“A tale is about other tales; it is also the teller and her
telling, my wife would’ve said. A story written down loses because written
language is an artificial technology. That story has to fictionalize a
readership and its author. So in my writing down of the housekeepers tale(s), I
risk losing the teller and the full mana of her tale” (Wendt 105).
Albert
Wendt suggests that stories are really just about other stories. Similarly,
travel experiences relate to previous travel experiences. When Marco Polo tries
to relate his tales of travel, he circles back to Venice. In Black Rainbows, readers attempt to make
sense of the narrative by also going back to what we know. In this scene, the searcher explains the risk
involving in story telling. In a similar way, travelers relating their
experiences run the same risk. When retelling accounts of traveling to exotic
places, as the narrative unfolds, the speaker risks losing some of the original
spark she felt in that particular city. Just as, when we attempt to record our
own personal history, we risk losing some of original sensations that cannot be
recreated through the written language.
In
Black Rainbows, recalling or
attempting to recall one’s history is equally as risky.
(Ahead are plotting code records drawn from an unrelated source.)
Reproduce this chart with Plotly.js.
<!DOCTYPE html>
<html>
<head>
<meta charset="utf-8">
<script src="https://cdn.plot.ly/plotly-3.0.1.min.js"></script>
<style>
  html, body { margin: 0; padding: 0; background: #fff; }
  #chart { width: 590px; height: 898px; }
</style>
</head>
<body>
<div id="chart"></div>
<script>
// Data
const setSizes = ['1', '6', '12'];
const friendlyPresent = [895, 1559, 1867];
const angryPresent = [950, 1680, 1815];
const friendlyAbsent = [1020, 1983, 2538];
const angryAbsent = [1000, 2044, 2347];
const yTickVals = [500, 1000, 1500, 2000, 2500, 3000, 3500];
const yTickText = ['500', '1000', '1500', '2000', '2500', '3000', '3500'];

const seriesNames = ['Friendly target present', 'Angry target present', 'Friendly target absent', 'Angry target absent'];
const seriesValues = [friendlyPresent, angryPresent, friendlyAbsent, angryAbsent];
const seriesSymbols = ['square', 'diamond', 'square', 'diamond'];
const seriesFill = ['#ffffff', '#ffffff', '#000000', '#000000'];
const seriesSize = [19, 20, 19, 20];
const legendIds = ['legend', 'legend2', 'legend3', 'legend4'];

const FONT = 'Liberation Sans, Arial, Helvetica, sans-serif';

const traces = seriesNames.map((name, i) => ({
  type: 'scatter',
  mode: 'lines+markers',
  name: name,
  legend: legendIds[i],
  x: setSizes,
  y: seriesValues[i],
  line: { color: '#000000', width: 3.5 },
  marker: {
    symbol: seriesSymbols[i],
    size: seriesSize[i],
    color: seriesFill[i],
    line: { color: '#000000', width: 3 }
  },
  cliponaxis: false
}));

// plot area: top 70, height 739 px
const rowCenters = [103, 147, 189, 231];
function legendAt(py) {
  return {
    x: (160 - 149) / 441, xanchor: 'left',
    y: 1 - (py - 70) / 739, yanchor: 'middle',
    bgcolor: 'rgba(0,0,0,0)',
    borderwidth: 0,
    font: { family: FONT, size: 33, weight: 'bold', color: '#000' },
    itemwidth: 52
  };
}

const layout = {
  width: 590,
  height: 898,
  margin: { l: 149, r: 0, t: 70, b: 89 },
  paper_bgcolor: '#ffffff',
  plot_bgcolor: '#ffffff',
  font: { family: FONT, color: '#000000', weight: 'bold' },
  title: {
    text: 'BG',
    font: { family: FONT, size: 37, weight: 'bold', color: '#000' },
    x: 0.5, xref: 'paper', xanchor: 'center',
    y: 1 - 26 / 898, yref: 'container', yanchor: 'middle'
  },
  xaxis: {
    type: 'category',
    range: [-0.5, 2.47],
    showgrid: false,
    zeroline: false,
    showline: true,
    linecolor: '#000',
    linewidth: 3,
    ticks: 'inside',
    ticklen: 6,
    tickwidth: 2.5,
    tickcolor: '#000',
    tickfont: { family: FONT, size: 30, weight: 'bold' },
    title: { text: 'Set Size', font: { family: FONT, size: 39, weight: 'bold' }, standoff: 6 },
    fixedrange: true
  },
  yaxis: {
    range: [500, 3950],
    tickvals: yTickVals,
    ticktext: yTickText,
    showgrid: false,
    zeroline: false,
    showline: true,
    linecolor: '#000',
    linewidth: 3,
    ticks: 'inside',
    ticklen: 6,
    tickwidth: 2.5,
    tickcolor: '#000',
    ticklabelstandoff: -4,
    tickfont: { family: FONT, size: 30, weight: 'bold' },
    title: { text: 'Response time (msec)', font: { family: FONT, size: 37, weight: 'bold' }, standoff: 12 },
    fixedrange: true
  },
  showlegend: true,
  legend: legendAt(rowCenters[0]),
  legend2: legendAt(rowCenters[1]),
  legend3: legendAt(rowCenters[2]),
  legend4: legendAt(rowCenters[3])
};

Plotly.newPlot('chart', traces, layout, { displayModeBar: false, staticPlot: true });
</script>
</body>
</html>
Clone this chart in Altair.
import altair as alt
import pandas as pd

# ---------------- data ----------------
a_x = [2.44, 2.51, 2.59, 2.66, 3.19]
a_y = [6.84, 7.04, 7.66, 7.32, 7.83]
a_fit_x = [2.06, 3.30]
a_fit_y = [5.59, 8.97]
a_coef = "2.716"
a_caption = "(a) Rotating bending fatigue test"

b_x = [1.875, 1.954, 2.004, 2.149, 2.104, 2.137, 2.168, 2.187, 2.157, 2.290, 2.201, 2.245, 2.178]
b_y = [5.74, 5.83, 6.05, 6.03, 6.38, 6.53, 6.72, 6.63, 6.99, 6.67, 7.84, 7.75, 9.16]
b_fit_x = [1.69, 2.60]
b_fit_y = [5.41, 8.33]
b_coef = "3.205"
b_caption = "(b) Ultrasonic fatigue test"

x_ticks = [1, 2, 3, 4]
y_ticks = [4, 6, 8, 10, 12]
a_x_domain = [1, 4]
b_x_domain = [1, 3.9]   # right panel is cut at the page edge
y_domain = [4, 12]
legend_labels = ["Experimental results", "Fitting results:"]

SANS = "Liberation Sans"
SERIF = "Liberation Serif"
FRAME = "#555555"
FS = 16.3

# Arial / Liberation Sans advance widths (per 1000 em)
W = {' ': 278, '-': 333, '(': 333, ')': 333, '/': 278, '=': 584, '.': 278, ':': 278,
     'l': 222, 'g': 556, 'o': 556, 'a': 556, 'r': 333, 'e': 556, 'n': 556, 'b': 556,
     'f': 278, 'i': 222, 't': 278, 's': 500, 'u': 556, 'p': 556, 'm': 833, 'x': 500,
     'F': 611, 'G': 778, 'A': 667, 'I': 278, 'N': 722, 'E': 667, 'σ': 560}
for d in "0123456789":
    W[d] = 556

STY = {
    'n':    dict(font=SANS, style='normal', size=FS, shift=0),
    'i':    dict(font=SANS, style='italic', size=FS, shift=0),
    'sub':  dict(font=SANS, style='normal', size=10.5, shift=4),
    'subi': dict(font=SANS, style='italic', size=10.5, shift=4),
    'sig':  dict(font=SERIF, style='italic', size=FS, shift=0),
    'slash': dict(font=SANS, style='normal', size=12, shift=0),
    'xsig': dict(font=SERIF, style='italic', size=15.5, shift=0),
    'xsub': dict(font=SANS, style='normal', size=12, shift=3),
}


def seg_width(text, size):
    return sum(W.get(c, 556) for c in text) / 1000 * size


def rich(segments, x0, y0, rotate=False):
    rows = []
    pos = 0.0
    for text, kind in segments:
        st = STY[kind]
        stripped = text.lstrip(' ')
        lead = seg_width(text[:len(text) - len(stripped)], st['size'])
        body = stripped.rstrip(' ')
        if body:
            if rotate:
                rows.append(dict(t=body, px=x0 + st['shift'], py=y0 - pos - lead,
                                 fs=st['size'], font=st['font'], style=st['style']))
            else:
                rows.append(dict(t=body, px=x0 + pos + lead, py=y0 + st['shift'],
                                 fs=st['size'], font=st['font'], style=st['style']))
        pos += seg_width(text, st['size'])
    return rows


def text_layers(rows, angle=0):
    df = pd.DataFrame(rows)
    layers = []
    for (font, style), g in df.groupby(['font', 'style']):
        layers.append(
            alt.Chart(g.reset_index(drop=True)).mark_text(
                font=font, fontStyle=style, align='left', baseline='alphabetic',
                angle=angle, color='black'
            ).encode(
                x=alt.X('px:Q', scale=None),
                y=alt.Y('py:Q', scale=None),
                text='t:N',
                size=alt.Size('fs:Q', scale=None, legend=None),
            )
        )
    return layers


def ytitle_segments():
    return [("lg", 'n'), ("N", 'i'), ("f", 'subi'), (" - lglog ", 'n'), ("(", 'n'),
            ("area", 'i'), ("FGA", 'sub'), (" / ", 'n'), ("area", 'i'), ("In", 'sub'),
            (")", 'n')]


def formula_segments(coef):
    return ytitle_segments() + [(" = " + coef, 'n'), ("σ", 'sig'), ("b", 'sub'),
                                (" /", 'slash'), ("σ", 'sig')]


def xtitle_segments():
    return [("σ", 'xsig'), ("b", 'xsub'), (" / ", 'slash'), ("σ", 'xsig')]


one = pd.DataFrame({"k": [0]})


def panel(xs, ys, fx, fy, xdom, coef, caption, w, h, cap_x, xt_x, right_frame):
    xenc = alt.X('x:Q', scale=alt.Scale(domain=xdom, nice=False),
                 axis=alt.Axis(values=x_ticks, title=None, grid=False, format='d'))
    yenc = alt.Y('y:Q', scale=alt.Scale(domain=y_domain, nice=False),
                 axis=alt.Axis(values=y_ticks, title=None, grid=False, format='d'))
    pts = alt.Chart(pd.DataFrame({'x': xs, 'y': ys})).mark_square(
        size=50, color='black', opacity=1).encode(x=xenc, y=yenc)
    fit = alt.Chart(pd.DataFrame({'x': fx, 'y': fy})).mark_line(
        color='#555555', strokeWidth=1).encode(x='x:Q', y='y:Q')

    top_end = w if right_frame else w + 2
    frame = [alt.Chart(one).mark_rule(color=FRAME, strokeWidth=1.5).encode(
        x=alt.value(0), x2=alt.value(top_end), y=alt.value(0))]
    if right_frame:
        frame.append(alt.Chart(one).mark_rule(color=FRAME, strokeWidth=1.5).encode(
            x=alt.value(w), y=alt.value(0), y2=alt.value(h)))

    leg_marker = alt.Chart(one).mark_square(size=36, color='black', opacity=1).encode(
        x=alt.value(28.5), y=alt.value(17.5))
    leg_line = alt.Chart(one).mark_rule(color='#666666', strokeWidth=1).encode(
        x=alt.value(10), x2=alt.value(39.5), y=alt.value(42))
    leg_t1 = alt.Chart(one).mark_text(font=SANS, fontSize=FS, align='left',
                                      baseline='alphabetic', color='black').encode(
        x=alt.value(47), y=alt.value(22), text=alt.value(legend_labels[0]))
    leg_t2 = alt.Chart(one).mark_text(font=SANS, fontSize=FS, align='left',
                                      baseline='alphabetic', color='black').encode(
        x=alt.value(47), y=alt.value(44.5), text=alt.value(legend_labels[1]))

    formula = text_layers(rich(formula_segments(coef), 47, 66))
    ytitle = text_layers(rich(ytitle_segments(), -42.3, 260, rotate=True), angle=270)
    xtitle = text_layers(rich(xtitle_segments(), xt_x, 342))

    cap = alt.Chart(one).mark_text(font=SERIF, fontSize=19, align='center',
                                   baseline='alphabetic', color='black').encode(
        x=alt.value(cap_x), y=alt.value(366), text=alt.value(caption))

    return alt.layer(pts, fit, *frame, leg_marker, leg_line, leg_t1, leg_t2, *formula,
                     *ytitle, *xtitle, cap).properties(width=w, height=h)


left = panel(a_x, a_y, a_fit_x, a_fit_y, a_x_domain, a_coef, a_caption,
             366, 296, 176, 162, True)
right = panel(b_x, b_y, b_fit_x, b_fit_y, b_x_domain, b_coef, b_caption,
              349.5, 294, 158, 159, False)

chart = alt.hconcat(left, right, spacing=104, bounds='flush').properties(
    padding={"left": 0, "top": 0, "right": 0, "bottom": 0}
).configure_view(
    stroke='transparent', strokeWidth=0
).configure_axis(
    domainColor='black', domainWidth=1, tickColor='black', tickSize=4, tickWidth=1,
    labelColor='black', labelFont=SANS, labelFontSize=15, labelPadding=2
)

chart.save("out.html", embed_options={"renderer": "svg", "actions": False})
In order to be a
perfect citizen, one must purge themselves of their history. However, just like
the storyteller, one’s history is not an isolated event. Stories are not merely
stories, but “a tale… about other tales”. I find these claims relatable to the
experience of travel and particularly, the difficulty in recounting one’s
experience of travel as an isolated incident. In order to speak of travel
experience, one always relies on previous experiences. Cities build upon the
past in the same way. However, the notion that a “story has to fictionalize a
readership and its author” is like the traveler retelling their experience and
Albert Wendt attempting to draw his readers into his novel. Stories, like
traveling, require a relationship between author and reader, or city and
traveler. However, there is the suggestion that through written accounts, the
author loses some of the original spark. This remains true with travel. The
idea that written language is an “artificial technology” seems particularly
appropriate when retelling travel stories. Our language feels inadequate to
describe the feeling one has in a new city. The sense that artificiality is
embedded within human language is also true. Our written language is made up of
words that symbolize things, but those words do not accurately describe my
particular experience in my favorite city.
Storytellers
reveal our history and experience, not a written account of an isolated event.
In Black Rainbows the same holds
true, one’s personal history is not simply a written account using inadequate
language, but a story told to one’s self built upon other stories. In this way,
travel through the mind becomes a means of accessing one’s past. In order to
access one’s past; one must travel back through the stories they’ve told that
add up to one personal history as a whole.